### TASK TO COMPLETE
From the listing below, copy every line with the word "that".

--------

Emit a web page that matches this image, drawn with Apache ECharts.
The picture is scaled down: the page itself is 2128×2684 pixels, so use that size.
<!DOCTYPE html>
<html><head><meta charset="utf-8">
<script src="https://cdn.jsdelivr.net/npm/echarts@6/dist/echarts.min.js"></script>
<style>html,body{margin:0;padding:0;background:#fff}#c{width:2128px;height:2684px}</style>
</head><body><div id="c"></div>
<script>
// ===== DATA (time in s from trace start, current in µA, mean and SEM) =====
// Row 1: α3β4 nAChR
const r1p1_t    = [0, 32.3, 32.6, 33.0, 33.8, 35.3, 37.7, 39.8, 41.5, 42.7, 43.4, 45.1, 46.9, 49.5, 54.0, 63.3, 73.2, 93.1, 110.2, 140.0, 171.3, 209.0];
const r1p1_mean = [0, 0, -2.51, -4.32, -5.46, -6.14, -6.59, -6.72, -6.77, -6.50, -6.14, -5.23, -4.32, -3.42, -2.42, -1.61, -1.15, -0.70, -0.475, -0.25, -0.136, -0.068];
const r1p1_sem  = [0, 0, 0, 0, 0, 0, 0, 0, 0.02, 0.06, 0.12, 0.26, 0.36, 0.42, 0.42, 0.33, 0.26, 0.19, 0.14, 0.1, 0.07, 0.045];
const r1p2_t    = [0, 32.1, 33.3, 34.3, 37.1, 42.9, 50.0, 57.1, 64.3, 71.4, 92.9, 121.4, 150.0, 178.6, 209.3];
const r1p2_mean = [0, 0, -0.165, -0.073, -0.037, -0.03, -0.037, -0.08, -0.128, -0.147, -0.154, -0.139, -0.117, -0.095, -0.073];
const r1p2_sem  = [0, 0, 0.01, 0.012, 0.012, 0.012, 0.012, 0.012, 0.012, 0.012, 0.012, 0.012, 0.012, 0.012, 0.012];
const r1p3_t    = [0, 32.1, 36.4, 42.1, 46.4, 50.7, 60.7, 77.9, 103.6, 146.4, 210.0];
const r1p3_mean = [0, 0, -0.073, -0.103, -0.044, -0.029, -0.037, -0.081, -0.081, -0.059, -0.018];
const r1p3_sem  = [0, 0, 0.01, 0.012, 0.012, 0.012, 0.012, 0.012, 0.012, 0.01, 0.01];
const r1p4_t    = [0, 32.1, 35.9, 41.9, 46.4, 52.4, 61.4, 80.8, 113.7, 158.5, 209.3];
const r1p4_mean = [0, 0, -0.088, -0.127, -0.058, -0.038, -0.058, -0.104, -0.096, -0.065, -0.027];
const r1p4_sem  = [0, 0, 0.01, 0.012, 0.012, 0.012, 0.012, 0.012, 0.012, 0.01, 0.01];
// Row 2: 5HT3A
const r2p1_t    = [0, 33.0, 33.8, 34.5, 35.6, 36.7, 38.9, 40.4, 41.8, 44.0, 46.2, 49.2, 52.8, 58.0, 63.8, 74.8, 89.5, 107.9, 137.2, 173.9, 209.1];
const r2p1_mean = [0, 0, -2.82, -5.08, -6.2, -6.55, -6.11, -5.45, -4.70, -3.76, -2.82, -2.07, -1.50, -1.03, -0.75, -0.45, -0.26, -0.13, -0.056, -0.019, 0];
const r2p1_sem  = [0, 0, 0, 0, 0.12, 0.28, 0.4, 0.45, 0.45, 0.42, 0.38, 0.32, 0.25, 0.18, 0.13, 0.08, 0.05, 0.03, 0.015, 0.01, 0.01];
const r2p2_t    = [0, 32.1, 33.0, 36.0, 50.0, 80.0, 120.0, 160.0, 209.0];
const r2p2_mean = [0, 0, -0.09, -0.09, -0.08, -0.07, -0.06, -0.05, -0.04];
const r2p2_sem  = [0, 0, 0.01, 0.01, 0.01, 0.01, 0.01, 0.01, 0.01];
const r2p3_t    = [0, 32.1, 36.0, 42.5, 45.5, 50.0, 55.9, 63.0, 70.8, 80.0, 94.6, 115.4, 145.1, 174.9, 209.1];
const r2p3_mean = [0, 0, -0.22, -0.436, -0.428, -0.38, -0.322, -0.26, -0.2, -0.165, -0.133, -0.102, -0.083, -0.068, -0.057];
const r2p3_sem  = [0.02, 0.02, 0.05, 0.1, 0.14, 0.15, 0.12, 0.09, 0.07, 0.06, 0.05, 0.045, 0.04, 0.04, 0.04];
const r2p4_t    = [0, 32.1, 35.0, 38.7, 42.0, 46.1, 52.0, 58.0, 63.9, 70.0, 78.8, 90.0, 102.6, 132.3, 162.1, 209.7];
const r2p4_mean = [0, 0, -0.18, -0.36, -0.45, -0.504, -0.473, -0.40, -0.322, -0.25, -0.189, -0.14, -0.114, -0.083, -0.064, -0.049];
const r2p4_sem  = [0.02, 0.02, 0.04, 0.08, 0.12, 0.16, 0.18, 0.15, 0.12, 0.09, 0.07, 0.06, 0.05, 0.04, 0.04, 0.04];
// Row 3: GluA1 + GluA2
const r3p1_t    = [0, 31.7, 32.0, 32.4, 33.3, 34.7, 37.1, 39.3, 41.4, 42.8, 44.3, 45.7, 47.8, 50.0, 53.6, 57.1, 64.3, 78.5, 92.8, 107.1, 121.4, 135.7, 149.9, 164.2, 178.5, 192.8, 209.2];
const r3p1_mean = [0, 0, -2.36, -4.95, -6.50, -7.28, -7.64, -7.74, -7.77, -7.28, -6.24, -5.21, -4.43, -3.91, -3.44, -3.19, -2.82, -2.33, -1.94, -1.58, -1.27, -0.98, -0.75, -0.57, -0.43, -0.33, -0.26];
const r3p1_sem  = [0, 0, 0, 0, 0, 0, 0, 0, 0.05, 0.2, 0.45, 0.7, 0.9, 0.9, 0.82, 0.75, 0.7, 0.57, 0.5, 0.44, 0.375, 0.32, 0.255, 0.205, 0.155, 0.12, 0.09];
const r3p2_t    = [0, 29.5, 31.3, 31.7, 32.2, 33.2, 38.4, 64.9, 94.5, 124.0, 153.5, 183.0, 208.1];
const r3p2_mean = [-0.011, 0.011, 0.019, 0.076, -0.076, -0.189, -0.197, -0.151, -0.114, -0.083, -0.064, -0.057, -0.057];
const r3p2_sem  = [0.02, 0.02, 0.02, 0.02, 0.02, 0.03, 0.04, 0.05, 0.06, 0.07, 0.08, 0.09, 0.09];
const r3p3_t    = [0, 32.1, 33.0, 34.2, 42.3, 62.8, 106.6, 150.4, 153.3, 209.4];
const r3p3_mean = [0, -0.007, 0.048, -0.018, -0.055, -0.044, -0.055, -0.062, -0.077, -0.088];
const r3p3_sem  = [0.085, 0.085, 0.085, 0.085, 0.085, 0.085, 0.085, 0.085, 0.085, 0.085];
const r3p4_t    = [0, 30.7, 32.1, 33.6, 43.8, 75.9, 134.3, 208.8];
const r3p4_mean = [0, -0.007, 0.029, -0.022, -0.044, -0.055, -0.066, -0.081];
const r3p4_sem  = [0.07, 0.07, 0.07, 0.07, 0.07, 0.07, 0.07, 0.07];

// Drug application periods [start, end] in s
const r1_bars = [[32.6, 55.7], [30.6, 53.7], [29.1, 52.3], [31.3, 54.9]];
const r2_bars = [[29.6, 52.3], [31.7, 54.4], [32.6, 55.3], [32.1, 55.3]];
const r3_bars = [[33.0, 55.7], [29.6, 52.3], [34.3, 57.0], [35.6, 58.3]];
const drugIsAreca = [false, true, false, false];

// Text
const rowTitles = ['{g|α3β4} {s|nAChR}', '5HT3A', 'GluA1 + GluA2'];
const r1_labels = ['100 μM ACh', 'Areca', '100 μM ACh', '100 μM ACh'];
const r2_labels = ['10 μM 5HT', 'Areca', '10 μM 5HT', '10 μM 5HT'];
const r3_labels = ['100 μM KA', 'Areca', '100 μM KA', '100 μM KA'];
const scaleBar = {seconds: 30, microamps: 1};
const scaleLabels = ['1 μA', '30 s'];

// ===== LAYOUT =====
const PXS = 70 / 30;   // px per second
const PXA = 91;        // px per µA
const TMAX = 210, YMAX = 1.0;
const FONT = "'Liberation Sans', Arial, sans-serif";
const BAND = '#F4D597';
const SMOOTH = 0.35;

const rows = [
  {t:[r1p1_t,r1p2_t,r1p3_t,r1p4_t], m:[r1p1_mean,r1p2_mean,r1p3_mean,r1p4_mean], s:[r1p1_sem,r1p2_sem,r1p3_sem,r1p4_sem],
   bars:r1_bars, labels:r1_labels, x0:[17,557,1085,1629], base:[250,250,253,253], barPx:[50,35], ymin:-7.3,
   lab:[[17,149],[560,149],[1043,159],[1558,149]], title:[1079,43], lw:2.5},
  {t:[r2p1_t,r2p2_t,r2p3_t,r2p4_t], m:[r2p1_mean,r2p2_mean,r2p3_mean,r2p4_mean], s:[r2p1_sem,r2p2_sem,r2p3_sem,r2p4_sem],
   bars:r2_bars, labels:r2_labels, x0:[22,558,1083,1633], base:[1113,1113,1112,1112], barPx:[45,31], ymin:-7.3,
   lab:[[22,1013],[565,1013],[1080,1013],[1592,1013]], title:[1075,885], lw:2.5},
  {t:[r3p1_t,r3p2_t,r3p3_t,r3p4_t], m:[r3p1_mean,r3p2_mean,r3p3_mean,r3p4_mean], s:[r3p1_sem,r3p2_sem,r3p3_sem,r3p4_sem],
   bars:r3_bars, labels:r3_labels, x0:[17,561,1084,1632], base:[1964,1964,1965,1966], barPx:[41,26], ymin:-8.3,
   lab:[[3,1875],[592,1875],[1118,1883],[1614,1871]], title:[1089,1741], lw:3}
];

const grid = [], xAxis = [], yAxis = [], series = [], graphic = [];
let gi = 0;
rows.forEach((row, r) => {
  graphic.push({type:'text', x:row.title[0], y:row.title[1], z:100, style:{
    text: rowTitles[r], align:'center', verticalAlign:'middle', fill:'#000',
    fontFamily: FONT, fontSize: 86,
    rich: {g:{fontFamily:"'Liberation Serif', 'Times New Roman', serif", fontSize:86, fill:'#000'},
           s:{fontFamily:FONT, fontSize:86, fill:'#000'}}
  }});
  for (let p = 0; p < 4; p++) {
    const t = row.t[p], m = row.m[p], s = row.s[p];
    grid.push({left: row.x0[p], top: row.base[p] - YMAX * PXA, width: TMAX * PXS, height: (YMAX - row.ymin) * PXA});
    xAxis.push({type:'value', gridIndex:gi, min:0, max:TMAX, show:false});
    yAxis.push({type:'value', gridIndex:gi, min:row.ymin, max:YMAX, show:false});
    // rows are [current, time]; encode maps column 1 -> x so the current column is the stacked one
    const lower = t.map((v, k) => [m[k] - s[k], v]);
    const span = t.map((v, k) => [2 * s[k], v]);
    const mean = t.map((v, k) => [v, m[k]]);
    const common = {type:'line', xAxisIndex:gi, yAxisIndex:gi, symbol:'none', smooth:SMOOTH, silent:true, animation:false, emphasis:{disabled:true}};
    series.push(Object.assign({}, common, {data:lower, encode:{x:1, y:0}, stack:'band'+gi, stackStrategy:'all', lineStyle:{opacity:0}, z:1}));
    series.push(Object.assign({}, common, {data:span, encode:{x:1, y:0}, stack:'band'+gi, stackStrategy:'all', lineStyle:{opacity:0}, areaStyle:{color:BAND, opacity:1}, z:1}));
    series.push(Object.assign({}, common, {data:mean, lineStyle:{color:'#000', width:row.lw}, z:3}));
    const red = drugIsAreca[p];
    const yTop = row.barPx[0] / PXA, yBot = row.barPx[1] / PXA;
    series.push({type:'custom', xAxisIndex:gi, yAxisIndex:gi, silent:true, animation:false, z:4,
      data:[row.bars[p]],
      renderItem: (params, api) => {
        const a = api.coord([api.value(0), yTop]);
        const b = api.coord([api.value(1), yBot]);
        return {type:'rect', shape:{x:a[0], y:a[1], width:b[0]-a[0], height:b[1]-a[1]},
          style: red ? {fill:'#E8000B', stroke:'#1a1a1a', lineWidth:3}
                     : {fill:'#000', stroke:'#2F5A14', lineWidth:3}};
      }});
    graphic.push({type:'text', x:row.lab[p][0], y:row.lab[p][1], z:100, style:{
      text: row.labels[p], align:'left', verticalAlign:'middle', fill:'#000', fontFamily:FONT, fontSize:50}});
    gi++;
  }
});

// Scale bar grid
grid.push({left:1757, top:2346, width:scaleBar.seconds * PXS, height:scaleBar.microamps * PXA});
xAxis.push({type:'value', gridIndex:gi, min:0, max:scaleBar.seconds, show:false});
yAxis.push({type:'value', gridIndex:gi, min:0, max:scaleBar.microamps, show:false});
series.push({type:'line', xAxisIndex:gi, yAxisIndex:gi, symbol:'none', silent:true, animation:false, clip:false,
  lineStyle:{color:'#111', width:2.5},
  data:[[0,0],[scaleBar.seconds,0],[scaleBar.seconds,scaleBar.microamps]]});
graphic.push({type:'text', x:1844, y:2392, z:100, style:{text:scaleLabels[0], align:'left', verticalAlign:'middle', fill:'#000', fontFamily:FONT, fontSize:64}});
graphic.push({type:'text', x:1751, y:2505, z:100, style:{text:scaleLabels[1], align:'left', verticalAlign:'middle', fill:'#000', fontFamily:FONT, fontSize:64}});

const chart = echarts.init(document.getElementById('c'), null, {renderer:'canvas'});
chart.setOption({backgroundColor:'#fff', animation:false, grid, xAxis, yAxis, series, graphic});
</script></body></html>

--------

### COMPLETE OUTPUT
Emit a web page that matches this image, drawn with Apache ECharts.
The picture is scaled down: the page itself is 2128×2684 pixels, so use that size.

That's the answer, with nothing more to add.